Identifying Glaser & Strauss as the founders of (the post positivistic) grounded theory, they acknowledge important contributions from Charmaz and Mitchell in redefining the subject position of the role of objective researcher and repositioning study participants as partners in research.

On pg. 9, the writers put forth criteria for a constructivist approach to research using grounded theory, which are listed below:
  1. The creation of a sense of reciprocity between participants and the researcher in the coconstruction of meaning and, ultimately, a theory that is grounded in the participants’ and researcher's experiences.
  2. The establishment of relationships with participants that explicate power imbalances and attempts to modify these imbalances.
  3. Clarification of the position the author takes in the text, the relevance of biography and how one renders participants’ stories into theory through writing
These can be summarized as key principles of relationship, reciprocity, and relevant positioning.

Friday, December 23, 2016

Critical-Rhetorical Ethnography - Aaron Hess


Hess, Aaron. “Critical-Rhetorical Ethnography: Rethinking the Place and Process of Rhetoric.” Communication Studies 62.2 (2011): 127-152.

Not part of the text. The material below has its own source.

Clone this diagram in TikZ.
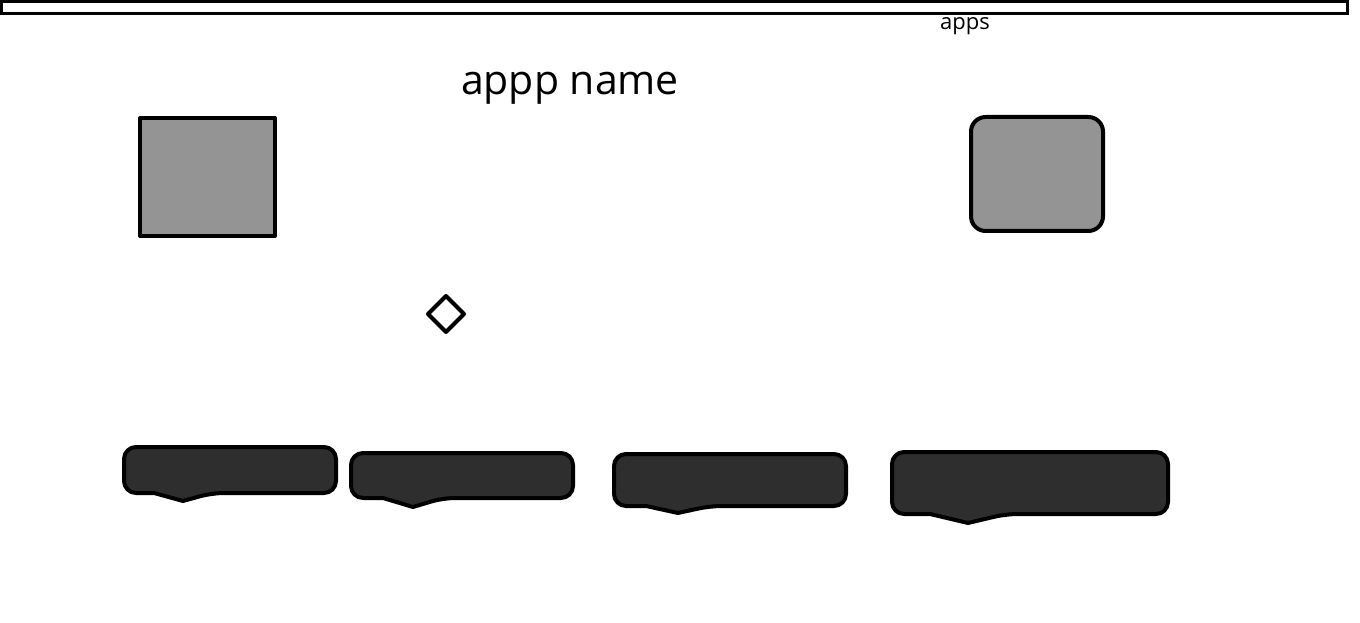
\documentclass[tikz,border=0pt]{standalone}
\usepackage{fontspec}
\setmainfont{Open Sans}
\usepackage{tikz}

\tikzset{
    thick line/.style={line width=3pt, draw=black, line join=round},
    tile/.style={thick line, fill=black!42},
    tag/.style={thick line, fill=black!82, rounded corners=9},
}

\begin{document}
\begin{tikzpicture}[x=0.75pt, y=-0.75pt]
    \useasboundingbox (0,0) rectangle (1360,623);
    % top bar
    \draw[line width=2.4pt] (1.5,1.5) rectangle (1347.5,13.5);
    \node at (965,26) (apps) {\fontsize{16.5}{18}\selectfont apps};
    \node at (570,88) (title) {\fontsize{30.75}{34}\selectfont appp name};
    % icons
    \draw[tile] (140,118) rectangle (275,236);
    \draw[tile, rounded corners=11] (971,117) rectangle (1103,231);
    \draw[thick line, fill=white] (446,296) -- (464,314) -- (446,332) -- (428,314) -- cycle;
    % tags
    \begin{scope}
    \draw[tag] (124,447) -- (336,447) -- (336,493) -- (212,493) [sharp corners] -- (183,501) -- (154,493) [rounded corners=9] -- (124,493) -- cycle;
    \draw[tag] (351,453) -- (573,453) -- (573,498) -- (443,498) [sharp corners] -- (413,507) -- (383,498) [rounded corners=9] -- (351,498) -- cycle;
    \draw[tag] (614,454) -- (846,454) -- (846,506) -- (710,506) [sharp corners] -- (678,513) -- (646,506) [rounded corners=9] -- (614,506) -- cycle;
    \draw[tag] (892,452) -- (1168,452) -- (1168,514) -- (1006,514) [sharp corners] -- (968,523) -- (930,514) [rounded corners=9] -- (892,514) -- cycle;
    \end{scope}
\end{tikzpicture}
\end{document}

Hess outlines the research methodology of critical-rhetorical ethnography, pointing to the role of researcher as advocate.  He draws on Geertz and Conquergood to posit that ethnography is "the capacity to persuade readers that what they are reading is an authentic account by someone personally acquainted with how life proceeds in some place, at some time, among some group" (133) and Brummet to define rhetoric as "in the deepest and most fundamental sense the advocacy of realities" (135).  Hess proposes looking at rhetoric as process (in an interactional sense), rather than product (in a textual sense), focusing on vernacular and outlaw rhetorics with the researcher advocating alongside community members.  He draws special attention to issues of invention, kairos, and phronesis in order to help the researcher more successfully advocate as a participant observer.  He uses the specific example of his involvement in the organization DanceSafe in engaging Rave culture on changing from mainstream War on Drugs abstinence messages to "pro-choice" informed decision-making discourses.